NATO can help Ukraine through prudent escalation: providing the combat support that makes up the majority of the manpower in a modern army, meaning soldiers who train, supply, repair, manage logistics, but don’t pull triggers or fly combat aircraft. Opening the West’s high tech arsenals, specifically of longer-range artillery and missiles, would permit Ukraine to hold all Russian forces in Crimea at risk, and sever the Kerch bridge and other vital supply routes.
More capable Western munitions would allow Ukraine to inflict even greater damage on the Russian intel and surveillance needed to defend the peninsula. Once Crimea is militarily isolated, Ukrainian forces using NATO equipment might be able to mount an air and sea assault on the peninsula and drive battered Russian forces to evacuate or surrender. Macron’s proposal does not mean dropping the French Foreign Legion into Mariupol, but it could mean providing the military manpower needed to free up more of the Ukrainian Army for effective combat operations.
The great goal should be Crimea, which can be isolated from Russia in a way that the occupied territories in Eastern Ukraine cannot. Losing the coalfields of Donetsk to Ukraine does not carry the political resonance the loss of Crimea would, nor would it have the same capacity to render the Kremlin hapless in the eyes of the Russian people.

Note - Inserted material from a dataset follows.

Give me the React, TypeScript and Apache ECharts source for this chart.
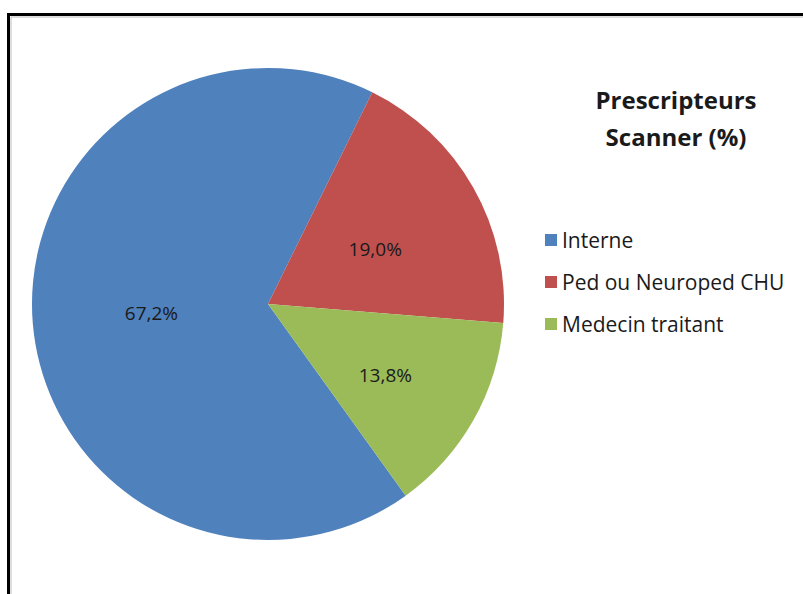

Spare a thought for the beleaguered French President. Although he’s scrambling for a legacy, and would much rather be playing geopolitics than fending off tractor convoys from the provinces, he may be correct about the stakes of the present moment. We failed to escalate when strong responses to Putin’s previous provocations might have deterred him. Macron is asking us to calculate the cost of failing to escalate now, when the hinge may be swinging from a world of stable prosperity to one dominated by emboldened authoritarians.